Я принадлежу к тем писателям, которые, как и все советские люди, гордятся, что они малая частица народа великого и благородного. Гордятся тем, что они являются сынами могучей и прекрасной Родины. Она создала нас, дала нам всё, что могла, безмерно много дала. Мы обязаны ей всем. Мы называем нашу советскую Родину матерью. Все мы – члены одной огромной семьи…
Мне стыдно не за тех, кто оболгал Родину и облил грязью всё самое светлое для нас. Они аморальны. Мне стыдно за тех, кто пытался и пытается брать их под защиту, чем бы эта защита ни мотивировалась…
И ещё я думаю об одном. Попадись эти молодчики с чёрной совестью в памятные двадцатые годы, когда судили, не опираясь на строго разграниченные статьи Уголовного кодекса, а “руководствуясь революционным правосознанием”, ох, не ту меру наказания получили бы эти оборотни!»
Шолоховскую речь постоянно прерывали аплодисментами, и – на видео заметно – ему это нравилось. Он был убеждён в своей правоте.
Осмысленность шолоховской позиции станет предельно понятной спустя ровно тридцать лет, – в связи с началом известных общественных процессов в России, в которых примут непосредственное участие многие из числа заступников Синявского и Даниэля.
И здесь мы наблюдаем выбор почти неразрешимый.
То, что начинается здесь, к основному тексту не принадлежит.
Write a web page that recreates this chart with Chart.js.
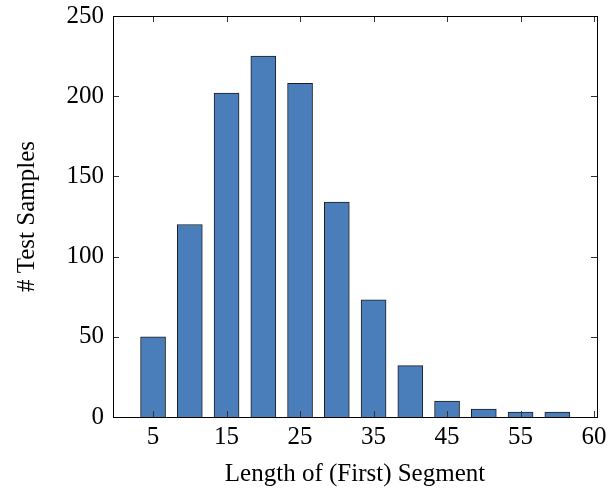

В ближайшем рассмотрении едва ли Шолохов выглядит правым: он требовал наказания людей, не совершивших, по сути, никакого преступления. При иных обстоятельствах его могли бы точно так же раздавить за «Тихий Дон», – скажем, если бы в давнем противостоянии со Сталиным победила группа Сырцова. Но перспектива выправляет эту картину, – и озирающие руины советского проекта поколения могут смотреть на шолоховскую речь иными глазами.
…Однако засадный полк прогрессивной интеллигенции уже не простит ему ничего.
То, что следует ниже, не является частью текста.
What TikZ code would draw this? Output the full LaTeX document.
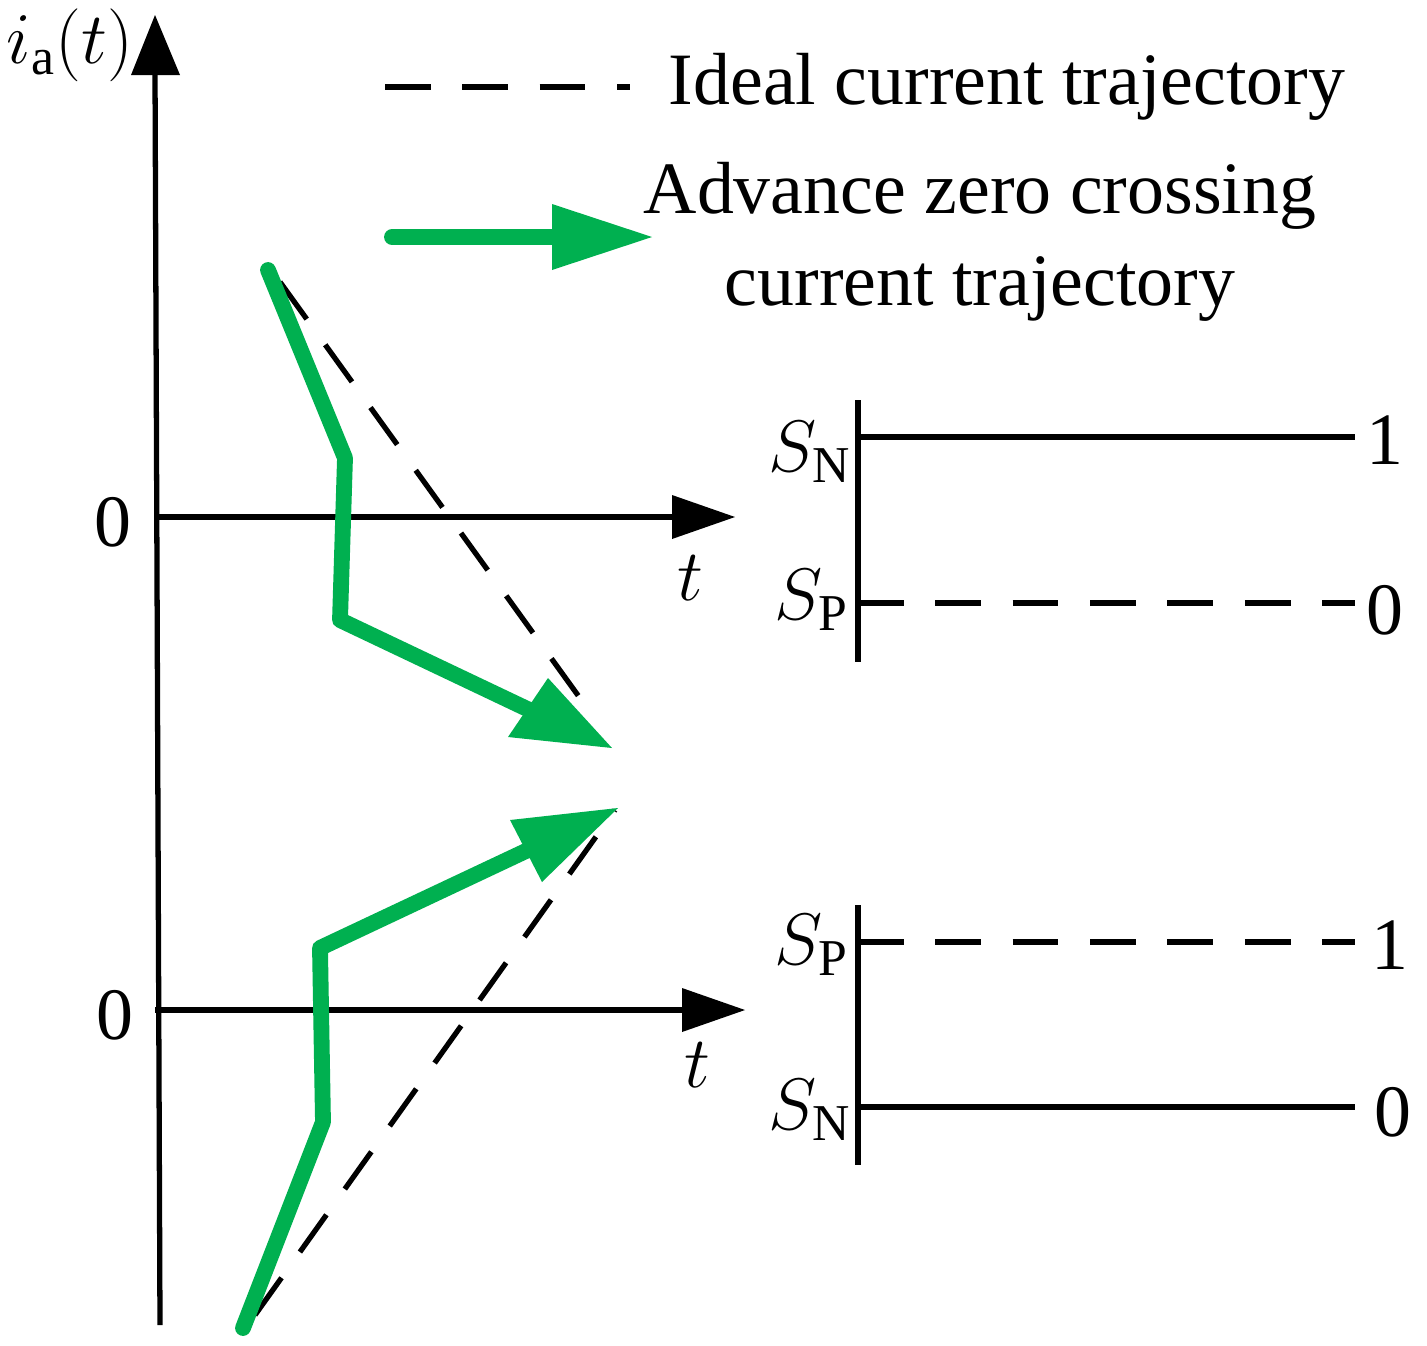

Голосом этой части интеллигенции стала не раз упоминавшаяся здесь дочь Корнея Чуковского – писатель Лидия Чуковская.
25 мая 1966 года она написала открытое письмо Шолохову, направив его в правление Союза писателей и редакции главных советских газет.
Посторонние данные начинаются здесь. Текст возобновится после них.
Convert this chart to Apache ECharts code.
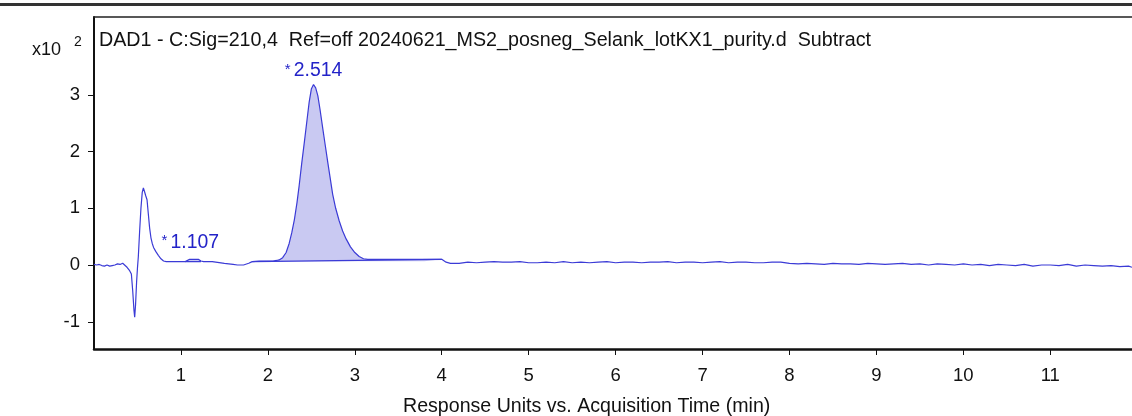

«За всё многовековое существование русской культуры я не могу припомнить другого писателя, который, подобно Вам, публично выразил бы сожаление не о том, что вынесенный судьями приговор слишком суров, а о том, что он слишком мягок», – писала она, что в пафосе своём было верным, но по сути нелепым: рождённая в 1907 году, она отлично должна была помнить бесчисленные расстрельные письма своих коллег по ремеслу.
«Настойчивые попытки возвратиться к законности, к точному соблюдению духа и буквы советского законодательства, успешность этих попыток – самое драгоценное завоевание нашей страны, сделанное ею за последнее десятилетие. И именно это завоевание Вы хотите у народа отнять?» – писала она.
«Именно в “памятные двадцатые годы”, то есть с 1917-го по 1922-й, когда бушевала гражданская война и судили по “правосознанию”, Алексей Максимович Горький употреблял всю силу своего авторитета не только на то, чтобы спасать писателей от голода и холода, но и на то, чтобы выручать их из тюрем и ссылок», – ставила на вид Чуковская Шолохову, едва ли зная, что он вызволил из тюрем и ссылок людей больше, чем, пожалуй, все вместе взятые заступники Синявского и Даниэля.
«Вдумайтесь в значение русской литературы, – наставляла она Шолохова. – Книги, созданные великими русскими писателями, учили и учат людей не упрощённо, а глубоко и тонко, во всеоружии социального и психологического анализа, вникать в сложные причины человеческих ошибок, проступков, преступлений, вин. В этой проникновенности и кроется, главным образом, очеловечивающий смысл русской литературы. Вспомните книгу Фёдора Достоевского о каторге – “Записки из Мёртвого дома”, книгу Льва Толстого о тюрьме – “Воскресение”».
«Вспомните, наконец, “Тихий Дон”: с какой осторожностью, с какой глубиной понимания огромных сдвигов, происходивших в стране, мельчайших движений потрясённой человеческой души относится автор к ошибкам, проступкам и даже преступлениям против революции, совершаемым его героями!»